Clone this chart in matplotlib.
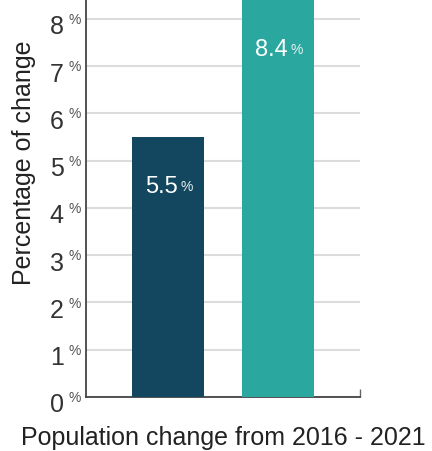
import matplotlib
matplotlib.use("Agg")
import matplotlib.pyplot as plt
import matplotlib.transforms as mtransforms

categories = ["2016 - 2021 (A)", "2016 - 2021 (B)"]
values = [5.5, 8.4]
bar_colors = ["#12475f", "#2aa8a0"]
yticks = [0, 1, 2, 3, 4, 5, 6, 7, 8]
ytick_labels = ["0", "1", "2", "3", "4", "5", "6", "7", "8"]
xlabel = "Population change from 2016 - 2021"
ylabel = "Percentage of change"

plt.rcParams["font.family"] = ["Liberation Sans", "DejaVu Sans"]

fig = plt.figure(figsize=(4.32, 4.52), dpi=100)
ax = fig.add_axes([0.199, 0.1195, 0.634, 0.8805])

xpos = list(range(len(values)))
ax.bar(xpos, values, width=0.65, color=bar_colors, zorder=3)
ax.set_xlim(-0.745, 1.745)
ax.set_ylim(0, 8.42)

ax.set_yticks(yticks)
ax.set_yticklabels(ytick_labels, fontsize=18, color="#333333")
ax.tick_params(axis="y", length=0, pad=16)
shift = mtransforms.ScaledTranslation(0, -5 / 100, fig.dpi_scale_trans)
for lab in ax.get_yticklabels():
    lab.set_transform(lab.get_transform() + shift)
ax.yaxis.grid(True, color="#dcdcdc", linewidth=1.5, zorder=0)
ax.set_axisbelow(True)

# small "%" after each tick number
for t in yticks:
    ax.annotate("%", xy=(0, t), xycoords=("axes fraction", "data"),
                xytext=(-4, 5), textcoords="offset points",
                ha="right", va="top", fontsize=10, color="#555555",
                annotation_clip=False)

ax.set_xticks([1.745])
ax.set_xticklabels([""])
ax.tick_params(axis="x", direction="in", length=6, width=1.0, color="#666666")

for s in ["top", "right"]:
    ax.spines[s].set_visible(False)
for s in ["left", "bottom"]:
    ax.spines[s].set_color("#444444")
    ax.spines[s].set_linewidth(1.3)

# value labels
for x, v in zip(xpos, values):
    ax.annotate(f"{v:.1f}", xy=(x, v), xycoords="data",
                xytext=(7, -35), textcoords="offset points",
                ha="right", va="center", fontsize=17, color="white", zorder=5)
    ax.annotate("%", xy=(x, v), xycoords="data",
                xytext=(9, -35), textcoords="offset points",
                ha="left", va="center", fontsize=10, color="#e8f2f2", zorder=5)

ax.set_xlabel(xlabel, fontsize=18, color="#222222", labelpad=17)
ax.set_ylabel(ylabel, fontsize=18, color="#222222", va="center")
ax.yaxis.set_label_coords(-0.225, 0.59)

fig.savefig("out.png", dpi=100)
------------------------------------
■ **Job**
From the first line above through the line containing "ax = fig.add_axes([0.199, 0.1195, 0.634, 0.8805])", copy everything exactly, without the pictures.

■ **Solution to this problem**
Clone this chart in matplotlib.
import matplotlib
matplotlib.use("Agg")
import matplotlib.pyplot as plt
import matplotlib.transforms as mtransforms

categories = ["2016 - 2021 (A)", "2016 - 2021 (B)"]
values = [5.5, 8.4]
bar_colors = ["#12475f", "#2aa8a0"]
yticks = [0, 1, 2, 3, 4, 5, 6, 7, 8]
ytick_labels = ["0", "1", "2", "3", "4", "5", "6", "7", "8"]
xlabel = "Population change from 2016 - 2021"
ylabel = "Percentage of change"

plt.rcParams["font.family"] = ["Liberation Sans", "DejaVu Sans"]

fig = plt.figure(figsize=(4.32, 4.52), dpi=100)
ax = fig.add_axes([0.199, 0.1195, 0.634, 0.8805])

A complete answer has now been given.